Des réactions aux récents propos (et à la lettre ouverte publiée il y a deux ans dans VOIR) de Christian Bégin.
Alexandre Rowe
«Je crois que Christian Bégin n'a pas tout à fait tort mais qu'il n'a pas tout à fait raison non plus. Avant d'être un métier, la comédie est un art. Il est parfaitement commun de rencontrer quelqu'un qui a un talent naturel dans une certaine forme d'art et qui n'a aucunement besoin d'être éduqué. Est-ce qu'Yvon Deschamps est un mauvais humoriste parce qu'il a débuté comme batteur?
Là où Bégin tape dans le mille, c'est la manie que les producteurs à non seulement donner des rôles, mais à donner des PREMIERS rôles à des vedettes qui n'ont rien prouvé. Pourquoi Véronique Cloutier a-t-elle déjà eu un premier rôle dans une série télé et un premier rôle dans un film si son talent est aussi moyen?
Il faut traiter les "non-comédiens" d'un façon juste et équitable: qu'ils commencent où ils commenceraient normalement s'ils n'étaient pas célèbres.»
Simon Cadieux
«Je pense exactement comme Christian Bégin (non, je ne suis pas comédien sur le chômage). Je pense, comme lui, que la performance de Stéphane Rousseau dans "Les Invasions Barbares" était celle d'un bon comédien, sans plus… Mais comme on ne s'attendait à rien de brillant, on a été surpris. Combien de comédiens "de métier" auraient pu rendre ce personnage plus crédible? Mais parce qu'on s'appelle Stéphane Rousseau, ça donne droit à un raccourci, une autoroute express vers le métier de comédien?
C'est vrai que ce doit être insultant quand tu entends à longueur de jour qu'une telle ou un tel, parce qu'il a fait un spectacle d'humour, ou eu du succès en chantant, croit qu'il vaut autant que n'importe quel comédien…
Combien de bons politiciens avec des idées ont été écartés parce qu'avec Arnold, l'élection était dans la poche? Combien de chanteurs ou chanteuses qui ont appris leur métier à la dure, qui ont un réel talent, se font voler la place par les Caroline Néron et autre Star Académiciens qui tapissent mur à mur? Laurent Paquin, animateur télé? Pitié! Normand Brathwaite chanteur?
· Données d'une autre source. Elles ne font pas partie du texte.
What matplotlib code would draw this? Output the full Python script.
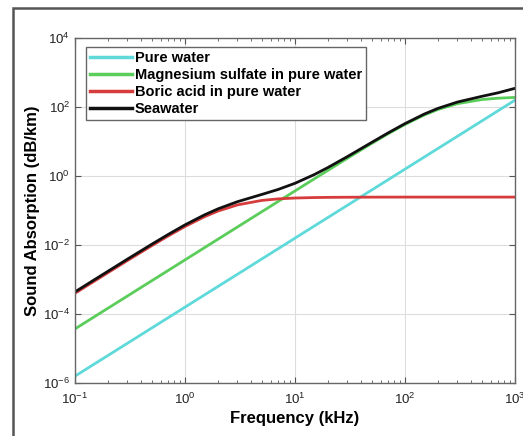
import matplotlib
matplotlib.use('Agg')
import matplotlib.pyplot as plt
from matplotlib.patches import Rectangle
from matplotlib.ticker import LogLocator, NullFormatter

# frequency grid (kHz) and absorption values (dB/km)
freq = [0.1, 0.15, 0.2, 0.3, 0.5, 0.7, 1, 1.5, 2, 3, 5, 7, 10, 15, 20, 30,
        50, 70, 100, 150, 200, 300, 500, 700, 1000]

pure_water = [1.58e-6, 3.56e-6, 6.32e-6, 1.42e-5, 3.95e-5, 7.74e-5, 1.58e-4,
              3.56e-4, 6.32e-4, 1.42e-3, 3.95e-3, 7.74e-3, 0.0158, 0.0356,
              0.0632, 0.142, 0.395, 0.774, 1.58, 3.56, 6.32, 14.2, 39.5,
              77.4, 158]

mgso4 = [3.7e-5, 8.33e-5, 1.48e-4, 3.33e-4, 9.25e-4, 1.81e-3, 3.7e-3, 8.33e-3,
         0.0148, 0.0333, 0.0925, 0.181, 0.369, 0.830, 1.469, 3.275, 8.84,
         16.62, 31.2, 58.8, 85.0, 124.9, 164.3, 180.0, 189.5]

boric = [3.99e-4, 8.97e-4, 1.59e-3, 3.55e-3, 9.61e-3, 0.01814, 0.0344, 0.0657,
         0.0966, 0.1455, 0.196, 0.217, 0.230, 0.2375, 0.2402, 0.2424, 0.2438,
         0.2443, 0.2445, 0.2446, 0.2446, 0.2446, 0.2446, 0.2446, 0.2446]

seawater = [4.38e-4, 9.84e-4, 1.744e-3, 3.90e-3, 0.01057, 0.02003, 0.0383,
            0.0744, 0.1120, 0.1802, 0.2925, 0.4057, 0.615, 1.103, 1.772, 3.66,
            9.48, 17.64, 33.0, 62.6, 91.6, 139.3, 204.0, 257.6, 347.7]

labels = ['Pure water', 'Magnesium sulfate in pure water',
          'Boric acid in pure water', 'Seawater']
colors = ['#5fd9d9', '#5acd5a', '#d63c3c', '#111111']

plt.rcParams['font.family'] = ['Liberation Sans', 'DejaVu Sans']

fig = plt.figure(figsize=(5.23, 4.36), dpi=100)
ax = fig.add_axes([75/523, 1-383/436, 440/523, 345/436])

for y, lab, c in zip([pure_water, mgso4, boric, seawater], labels, colors):
    ax.plot(freq, y, color=c, lw=2.0, label=lab)

ax.set_xscale('log')
ax.set_yscale('log')
ax.set_xlim(0.1, 1000)
ax.set_ylim(1e-6, 1e4)
ax.set_yticks([1e-6, 1e-4, 1e-2, 1e0, 1e2, 1e4])
ax.yaxis.set_minor_locator(LogLocator(base=10, subs=[]))
ax.xaxis.set_minor_locator(LogLocator(base=10, subs=range(2, 10)))
ax.xaxis.set_minor_formatter(NullFormatter())

ax.grid(True, which='major', color='#dddddd', lw=0.8)
ax.tick_params(which='both', direction='in', top=True, right=True,
               colors='#555555', labelcolor='#222222', labelsize=9.5)
ax.tick_params(axis='x', which='major', pad=6)
ax.tick_params(which='major', length=4)
ax.tick_params(which='minor', length=2)
for s in ax.spines.values():
    s.set_color('#666666')
    s.set_linewidth(1.0)

ax.set_xlabel('Frequency (kHz)', fontsize=12, fontweight='bold', labelpad=3)
ax.set_ylabel('Sound Absorption (dB/km)', fontsize=12, fontweight='bold', labelpad=2)

leg = ax.legend(loc='upper left', bbox_to_anchor=(0.025, 0.975), borderaxespad=0,
                fontsize=10.5, handlelength=2.85, handletextpad=0.2,
                labelspacing=0.2, borderpad=0.3, fancybox=False, framealpha=1)
leg.get_frame().set_edgecolor('#666666')
leg.get_frame().set_linewidth(1.0)
for t in leg.get_texts():
    t.set_fontweight('bold')
for h in leg.get_lines():
    h.set_linewidth(2.5)

# outer frame of the figure (cropped on right and bottom)
fig.patches.append(Rectangle((13/523, -0.1), 1.2, 1.1 - 8/436,
                             transform=fig.transFigure, fill=False,
                             edgecolor='#555555', lw=1.8))

fig.savefig('out.png', dpi=100)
Le temps d'un clin d'oeil à un gala, dans un Bye Bye, d'accord, mais pas de là à faire un disque! Michèle Richard dans les "Gingras-Gonzalez"??! Stéphane Laporte en morning man? Les exemples comme ceux-là fusent! On a gaspillé notre temps à leur donner une chance qu'ils ne méritaient pas plus que quelqu'un d'autre.
Bien sûr qu'Einstein était un "drop-out", que Guy A. Lepage est excellent en animateur, etc. Mais Christian Bégin s'interroge seulement sur le fait que ce qui devrait être l'exception est maintenant devenu la norme. Comme si tout le monde était dans le même bateau: politiciens, chanteurs, comédiens, animateurs, olympiens, humoristes, alouette! Il s'agit d'avoir réussi à se faire connaître dans un domaine pour passer de l'un à l'autre. »
Catherine Voyer-Léger
«Je ne crois pas que le propos de Christian Bégin soit de dire que 'pour être bon' il faut avoir une formation, mais de dénoncer un peu le star system et le vedettariat qui poussent certains producteurs à engager uniquement sur la base de la renommée et non pas du talent.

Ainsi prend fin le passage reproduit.